[Source code of charts]

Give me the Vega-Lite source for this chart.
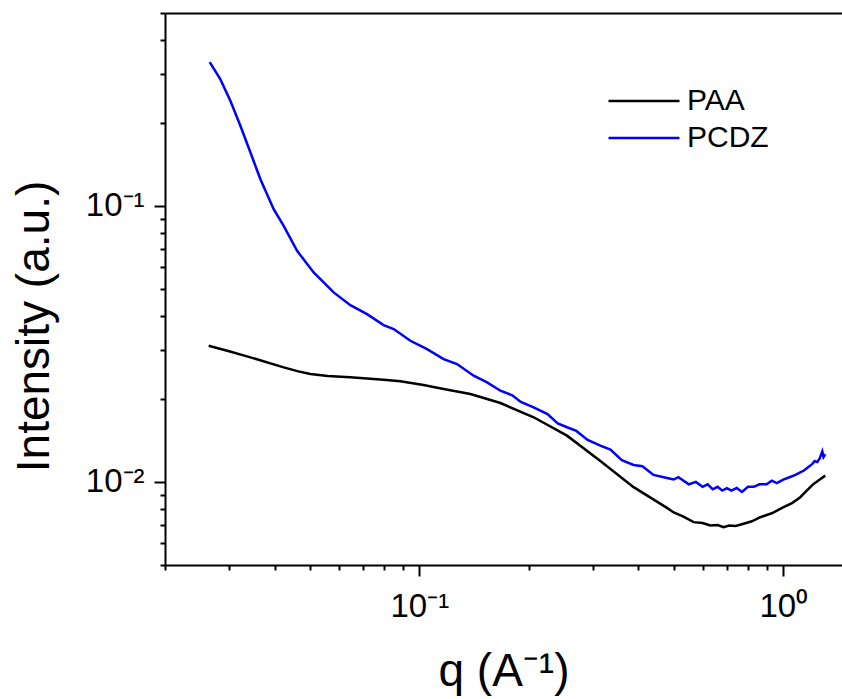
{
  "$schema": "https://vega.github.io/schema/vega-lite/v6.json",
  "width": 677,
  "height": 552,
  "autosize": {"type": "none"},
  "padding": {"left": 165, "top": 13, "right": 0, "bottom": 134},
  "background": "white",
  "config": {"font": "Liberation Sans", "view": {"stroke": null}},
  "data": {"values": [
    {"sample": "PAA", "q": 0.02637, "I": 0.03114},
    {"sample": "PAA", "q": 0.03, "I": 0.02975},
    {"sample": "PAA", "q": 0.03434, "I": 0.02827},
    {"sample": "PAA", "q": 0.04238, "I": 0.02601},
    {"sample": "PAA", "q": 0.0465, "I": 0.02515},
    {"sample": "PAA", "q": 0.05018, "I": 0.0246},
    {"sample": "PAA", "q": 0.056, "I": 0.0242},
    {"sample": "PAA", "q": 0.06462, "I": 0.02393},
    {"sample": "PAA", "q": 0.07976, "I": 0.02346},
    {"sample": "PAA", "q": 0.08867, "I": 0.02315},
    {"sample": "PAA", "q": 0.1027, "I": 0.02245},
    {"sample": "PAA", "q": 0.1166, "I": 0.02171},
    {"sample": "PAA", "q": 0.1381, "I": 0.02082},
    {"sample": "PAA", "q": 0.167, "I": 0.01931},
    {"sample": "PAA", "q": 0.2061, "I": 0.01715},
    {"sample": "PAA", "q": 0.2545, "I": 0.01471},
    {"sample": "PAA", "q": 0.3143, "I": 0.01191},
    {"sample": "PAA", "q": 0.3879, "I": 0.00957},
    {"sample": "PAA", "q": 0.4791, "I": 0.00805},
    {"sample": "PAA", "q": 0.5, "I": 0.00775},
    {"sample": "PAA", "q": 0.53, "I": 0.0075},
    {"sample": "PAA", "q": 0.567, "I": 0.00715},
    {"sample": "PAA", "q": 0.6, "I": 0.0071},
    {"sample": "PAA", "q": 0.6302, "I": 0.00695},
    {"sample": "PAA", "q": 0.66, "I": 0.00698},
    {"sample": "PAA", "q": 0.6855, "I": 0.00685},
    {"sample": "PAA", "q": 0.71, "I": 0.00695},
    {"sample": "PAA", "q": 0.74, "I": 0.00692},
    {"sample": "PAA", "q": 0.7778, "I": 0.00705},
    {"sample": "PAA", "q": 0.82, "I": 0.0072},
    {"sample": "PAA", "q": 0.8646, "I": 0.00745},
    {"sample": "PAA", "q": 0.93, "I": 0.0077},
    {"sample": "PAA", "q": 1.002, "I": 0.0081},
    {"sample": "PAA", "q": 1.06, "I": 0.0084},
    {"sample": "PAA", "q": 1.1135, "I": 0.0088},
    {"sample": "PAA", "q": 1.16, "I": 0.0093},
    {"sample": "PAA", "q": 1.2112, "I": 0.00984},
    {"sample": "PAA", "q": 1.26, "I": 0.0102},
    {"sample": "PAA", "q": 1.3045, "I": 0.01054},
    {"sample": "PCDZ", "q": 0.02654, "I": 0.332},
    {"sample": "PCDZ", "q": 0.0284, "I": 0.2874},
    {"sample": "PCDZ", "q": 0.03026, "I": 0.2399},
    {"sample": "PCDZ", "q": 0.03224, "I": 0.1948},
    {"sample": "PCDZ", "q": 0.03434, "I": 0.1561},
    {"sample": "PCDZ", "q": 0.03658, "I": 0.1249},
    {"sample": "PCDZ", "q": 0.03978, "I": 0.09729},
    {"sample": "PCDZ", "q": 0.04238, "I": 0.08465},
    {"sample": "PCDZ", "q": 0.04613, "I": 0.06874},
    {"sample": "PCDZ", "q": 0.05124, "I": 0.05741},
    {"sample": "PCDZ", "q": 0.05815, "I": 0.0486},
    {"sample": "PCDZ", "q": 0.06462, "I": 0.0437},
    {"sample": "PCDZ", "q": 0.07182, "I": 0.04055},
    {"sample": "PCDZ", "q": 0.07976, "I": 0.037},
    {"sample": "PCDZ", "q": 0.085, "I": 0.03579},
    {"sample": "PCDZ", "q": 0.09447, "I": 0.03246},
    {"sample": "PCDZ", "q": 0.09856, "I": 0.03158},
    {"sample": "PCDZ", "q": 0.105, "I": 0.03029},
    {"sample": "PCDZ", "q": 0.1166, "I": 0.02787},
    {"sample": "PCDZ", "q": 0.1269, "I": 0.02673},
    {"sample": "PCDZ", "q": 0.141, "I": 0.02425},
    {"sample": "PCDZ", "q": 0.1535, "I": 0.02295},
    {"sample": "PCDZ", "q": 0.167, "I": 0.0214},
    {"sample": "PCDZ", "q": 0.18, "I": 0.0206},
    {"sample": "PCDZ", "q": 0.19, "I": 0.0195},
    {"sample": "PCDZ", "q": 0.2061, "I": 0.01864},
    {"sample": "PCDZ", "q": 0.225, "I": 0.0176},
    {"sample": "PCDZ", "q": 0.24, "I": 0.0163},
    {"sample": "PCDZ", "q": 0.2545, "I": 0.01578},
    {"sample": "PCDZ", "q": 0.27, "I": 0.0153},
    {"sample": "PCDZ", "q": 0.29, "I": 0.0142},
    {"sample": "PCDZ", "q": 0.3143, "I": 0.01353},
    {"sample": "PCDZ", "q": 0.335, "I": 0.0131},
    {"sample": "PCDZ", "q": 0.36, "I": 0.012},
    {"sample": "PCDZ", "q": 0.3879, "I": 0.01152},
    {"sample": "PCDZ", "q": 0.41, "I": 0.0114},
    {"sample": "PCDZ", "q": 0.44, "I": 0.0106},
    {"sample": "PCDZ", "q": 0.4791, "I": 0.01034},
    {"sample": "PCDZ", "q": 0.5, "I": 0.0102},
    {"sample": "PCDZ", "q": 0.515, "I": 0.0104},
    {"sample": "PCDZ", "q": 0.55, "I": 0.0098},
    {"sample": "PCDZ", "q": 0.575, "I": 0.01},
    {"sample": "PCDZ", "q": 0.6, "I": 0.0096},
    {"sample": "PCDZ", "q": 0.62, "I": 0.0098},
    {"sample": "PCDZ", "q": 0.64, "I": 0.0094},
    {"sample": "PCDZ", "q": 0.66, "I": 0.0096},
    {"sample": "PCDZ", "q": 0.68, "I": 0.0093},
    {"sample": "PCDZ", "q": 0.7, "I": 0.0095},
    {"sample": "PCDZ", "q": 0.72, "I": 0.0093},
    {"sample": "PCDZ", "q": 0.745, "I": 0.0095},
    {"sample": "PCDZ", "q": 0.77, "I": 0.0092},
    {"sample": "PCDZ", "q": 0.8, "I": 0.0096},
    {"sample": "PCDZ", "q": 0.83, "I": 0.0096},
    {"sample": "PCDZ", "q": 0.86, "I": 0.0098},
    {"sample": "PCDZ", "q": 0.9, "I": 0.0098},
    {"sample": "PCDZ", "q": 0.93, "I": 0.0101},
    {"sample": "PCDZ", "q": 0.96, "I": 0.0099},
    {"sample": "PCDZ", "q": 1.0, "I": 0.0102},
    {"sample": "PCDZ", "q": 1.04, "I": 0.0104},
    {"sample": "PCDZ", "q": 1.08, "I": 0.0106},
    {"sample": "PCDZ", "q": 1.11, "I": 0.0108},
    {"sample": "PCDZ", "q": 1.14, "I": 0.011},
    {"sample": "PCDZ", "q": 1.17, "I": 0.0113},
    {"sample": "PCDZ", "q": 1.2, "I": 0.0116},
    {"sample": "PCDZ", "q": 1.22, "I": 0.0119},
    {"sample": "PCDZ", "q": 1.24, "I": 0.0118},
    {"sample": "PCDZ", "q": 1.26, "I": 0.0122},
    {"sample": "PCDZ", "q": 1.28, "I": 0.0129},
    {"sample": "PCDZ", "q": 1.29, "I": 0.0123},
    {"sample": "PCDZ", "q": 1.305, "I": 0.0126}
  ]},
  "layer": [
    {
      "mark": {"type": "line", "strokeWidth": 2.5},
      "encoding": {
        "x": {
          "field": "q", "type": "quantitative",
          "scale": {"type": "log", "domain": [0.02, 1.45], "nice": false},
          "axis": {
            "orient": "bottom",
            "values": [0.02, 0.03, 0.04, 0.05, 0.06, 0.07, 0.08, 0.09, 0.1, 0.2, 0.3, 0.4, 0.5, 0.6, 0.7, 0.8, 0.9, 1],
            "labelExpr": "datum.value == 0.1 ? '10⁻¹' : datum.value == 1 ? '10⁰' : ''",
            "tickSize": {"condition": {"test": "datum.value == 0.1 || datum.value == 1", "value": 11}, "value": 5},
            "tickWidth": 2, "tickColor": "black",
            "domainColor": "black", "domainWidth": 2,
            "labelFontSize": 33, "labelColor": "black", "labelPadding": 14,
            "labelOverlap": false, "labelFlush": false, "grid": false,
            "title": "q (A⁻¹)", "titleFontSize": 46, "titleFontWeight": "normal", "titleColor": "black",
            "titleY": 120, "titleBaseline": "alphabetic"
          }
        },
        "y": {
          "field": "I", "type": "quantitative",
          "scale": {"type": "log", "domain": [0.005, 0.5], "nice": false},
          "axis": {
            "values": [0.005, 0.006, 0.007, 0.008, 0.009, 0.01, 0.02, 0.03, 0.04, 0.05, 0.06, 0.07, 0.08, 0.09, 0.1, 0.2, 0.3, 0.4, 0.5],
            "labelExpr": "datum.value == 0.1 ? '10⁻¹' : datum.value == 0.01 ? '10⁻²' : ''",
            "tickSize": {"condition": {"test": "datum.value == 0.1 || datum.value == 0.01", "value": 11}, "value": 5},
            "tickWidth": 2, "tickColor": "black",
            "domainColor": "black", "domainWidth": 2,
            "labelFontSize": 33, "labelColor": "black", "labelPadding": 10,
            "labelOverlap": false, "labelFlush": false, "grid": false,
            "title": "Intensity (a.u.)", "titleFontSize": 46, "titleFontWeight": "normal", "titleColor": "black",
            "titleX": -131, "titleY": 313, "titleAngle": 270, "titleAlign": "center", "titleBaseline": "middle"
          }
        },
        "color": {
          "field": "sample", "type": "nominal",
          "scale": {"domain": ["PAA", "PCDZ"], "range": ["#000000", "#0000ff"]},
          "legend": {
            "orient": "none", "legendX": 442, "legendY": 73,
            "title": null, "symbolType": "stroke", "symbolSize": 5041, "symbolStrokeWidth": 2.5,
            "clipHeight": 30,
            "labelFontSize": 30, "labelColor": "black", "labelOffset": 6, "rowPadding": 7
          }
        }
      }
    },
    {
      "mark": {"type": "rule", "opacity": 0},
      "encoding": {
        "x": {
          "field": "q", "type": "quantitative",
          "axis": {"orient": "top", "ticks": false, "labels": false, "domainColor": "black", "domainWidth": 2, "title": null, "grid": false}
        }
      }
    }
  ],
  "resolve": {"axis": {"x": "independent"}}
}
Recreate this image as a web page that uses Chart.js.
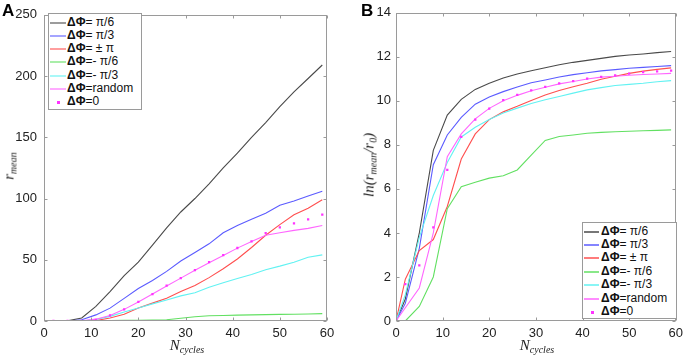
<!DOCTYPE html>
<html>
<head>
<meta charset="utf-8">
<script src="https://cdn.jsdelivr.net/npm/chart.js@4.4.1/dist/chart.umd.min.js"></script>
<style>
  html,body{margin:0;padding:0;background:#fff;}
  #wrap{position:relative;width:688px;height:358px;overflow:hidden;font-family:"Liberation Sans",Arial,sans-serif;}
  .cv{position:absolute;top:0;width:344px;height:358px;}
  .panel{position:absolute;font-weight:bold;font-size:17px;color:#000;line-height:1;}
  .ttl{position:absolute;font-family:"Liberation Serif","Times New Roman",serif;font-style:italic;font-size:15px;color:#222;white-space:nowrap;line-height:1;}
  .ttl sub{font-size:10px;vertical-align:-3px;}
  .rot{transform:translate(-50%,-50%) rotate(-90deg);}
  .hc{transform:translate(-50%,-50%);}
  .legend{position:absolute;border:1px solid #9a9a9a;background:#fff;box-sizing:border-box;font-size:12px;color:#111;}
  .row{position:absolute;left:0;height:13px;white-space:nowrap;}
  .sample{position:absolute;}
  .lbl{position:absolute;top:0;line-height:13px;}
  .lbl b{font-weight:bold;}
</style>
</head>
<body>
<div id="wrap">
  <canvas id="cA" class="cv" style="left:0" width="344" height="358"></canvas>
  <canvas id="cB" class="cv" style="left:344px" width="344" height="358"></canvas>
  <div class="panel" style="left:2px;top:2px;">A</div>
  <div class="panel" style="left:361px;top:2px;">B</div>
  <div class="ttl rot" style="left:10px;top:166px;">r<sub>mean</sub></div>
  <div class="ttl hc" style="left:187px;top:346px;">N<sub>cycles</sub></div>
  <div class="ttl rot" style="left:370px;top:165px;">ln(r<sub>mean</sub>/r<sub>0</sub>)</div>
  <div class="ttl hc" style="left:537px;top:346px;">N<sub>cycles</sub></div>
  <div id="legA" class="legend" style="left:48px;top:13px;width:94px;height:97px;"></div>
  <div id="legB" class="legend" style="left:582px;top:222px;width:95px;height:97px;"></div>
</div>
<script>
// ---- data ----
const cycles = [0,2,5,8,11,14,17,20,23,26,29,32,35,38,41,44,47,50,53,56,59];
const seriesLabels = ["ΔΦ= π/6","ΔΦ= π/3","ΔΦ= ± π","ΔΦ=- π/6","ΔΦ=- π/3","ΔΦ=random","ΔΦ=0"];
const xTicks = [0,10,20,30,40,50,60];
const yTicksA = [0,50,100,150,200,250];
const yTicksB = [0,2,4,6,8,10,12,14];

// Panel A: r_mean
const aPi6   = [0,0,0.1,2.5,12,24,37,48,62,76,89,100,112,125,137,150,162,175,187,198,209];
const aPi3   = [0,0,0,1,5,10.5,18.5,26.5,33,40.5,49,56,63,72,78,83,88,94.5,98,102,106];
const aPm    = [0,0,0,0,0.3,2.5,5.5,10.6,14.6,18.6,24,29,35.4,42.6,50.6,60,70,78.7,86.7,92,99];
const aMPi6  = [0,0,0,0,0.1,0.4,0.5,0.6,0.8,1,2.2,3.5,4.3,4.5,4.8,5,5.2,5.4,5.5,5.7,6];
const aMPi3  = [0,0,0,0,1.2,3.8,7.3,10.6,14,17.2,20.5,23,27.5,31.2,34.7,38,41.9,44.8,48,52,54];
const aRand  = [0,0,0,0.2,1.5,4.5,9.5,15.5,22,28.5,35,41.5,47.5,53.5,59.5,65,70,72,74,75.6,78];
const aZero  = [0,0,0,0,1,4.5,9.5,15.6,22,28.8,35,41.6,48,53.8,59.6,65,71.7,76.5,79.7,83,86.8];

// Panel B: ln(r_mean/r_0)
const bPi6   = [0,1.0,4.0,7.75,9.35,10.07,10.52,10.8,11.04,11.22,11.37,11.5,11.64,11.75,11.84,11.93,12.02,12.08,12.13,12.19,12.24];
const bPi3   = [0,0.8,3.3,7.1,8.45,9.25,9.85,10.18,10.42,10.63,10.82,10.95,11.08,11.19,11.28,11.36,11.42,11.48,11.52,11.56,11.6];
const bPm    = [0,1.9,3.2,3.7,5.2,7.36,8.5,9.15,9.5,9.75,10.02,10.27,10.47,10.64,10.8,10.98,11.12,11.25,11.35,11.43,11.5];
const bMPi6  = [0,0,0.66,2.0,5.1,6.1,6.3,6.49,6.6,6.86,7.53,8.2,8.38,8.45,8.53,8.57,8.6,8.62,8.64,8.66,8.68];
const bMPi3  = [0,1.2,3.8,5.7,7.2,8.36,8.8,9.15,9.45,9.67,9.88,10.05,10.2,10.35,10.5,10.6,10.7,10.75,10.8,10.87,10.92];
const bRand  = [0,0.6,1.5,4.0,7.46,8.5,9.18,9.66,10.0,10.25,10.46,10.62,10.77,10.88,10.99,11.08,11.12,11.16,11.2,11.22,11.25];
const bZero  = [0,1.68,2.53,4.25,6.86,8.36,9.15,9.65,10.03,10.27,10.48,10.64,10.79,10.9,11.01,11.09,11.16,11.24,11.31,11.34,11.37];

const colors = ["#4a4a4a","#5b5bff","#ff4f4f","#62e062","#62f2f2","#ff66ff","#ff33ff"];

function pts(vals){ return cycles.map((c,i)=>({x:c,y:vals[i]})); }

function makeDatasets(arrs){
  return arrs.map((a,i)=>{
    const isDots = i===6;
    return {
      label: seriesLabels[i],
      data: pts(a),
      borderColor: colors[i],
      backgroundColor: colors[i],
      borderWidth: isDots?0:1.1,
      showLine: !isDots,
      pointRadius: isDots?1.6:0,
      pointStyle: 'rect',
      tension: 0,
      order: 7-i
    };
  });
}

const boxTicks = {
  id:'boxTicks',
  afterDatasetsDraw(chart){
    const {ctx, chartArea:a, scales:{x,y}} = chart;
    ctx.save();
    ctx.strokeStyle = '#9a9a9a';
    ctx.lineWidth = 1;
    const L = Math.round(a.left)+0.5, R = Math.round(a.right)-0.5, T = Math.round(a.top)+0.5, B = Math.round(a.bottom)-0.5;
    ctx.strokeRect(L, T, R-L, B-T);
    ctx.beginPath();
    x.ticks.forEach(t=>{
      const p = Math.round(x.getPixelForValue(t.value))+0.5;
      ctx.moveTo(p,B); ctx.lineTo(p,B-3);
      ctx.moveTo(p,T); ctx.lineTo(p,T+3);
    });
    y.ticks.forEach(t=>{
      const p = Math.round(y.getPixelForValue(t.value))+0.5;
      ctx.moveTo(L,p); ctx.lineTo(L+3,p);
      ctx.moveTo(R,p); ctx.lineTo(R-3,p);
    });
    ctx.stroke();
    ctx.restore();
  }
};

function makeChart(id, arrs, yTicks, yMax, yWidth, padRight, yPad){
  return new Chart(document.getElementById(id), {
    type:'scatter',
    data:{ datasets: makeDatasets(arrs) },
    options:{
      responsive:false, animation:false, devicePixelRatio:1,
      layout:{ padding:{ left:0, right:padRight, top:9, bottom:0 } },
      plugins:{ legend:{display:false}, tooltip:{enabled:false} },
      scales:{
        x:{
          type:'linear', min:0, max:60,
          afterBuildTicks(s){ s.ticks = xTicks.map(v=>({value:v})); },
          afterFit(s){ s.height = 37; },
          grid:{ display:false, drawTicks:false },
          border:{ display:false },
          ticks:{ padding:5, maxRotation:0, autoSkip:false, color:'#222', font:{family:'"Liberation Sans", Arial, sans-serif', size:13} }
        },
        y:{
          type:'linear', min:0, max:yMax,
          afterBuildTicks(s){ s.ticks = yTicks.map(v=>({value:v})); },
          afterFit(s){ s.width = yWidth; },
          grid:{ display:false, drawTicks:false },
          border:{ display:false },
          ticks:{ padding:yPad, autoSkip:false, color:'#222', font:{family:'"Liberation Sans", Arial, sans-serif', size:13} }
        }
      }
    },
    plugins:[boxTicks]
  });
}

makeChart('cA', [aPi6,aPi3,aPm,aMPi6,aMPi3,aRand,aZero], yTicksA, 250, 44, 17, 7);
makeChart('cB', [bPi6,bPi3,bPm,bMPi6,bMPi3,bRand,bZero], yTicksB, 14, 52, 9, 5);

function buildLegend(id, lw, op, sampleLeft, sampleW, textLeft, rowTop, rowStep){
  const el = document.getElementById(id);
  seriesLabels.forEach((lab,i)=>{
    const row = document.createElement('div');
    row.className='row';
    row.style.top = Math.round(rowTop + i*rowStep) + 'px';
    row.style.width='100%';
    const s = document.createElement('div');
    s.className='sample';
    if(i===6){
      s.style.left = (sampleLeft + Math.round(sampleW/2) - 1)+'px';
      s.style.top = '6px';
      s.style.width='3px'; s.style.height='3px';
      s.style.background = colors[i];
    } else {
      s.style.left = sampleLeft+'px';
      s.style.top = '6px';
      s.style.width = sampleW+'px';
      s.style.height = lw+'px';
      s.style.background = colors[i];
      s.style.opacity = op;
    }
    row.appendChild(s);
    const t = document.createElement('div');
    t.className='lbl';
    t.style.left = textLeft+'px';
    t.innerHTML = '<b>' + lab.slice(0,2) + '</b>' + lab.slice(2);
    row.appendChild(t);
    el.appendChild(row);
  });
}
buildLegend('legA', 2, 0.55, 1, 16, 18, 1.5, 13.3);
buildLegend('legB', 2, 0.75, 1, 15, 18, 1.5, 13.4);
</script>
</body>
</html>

* [Problem]: Go through the material and select each line with the string "this" in it.

* [Complete output]:
Give me the Vega-Lite source for this chart.
Recreate this image as a web page that uses Chart.js.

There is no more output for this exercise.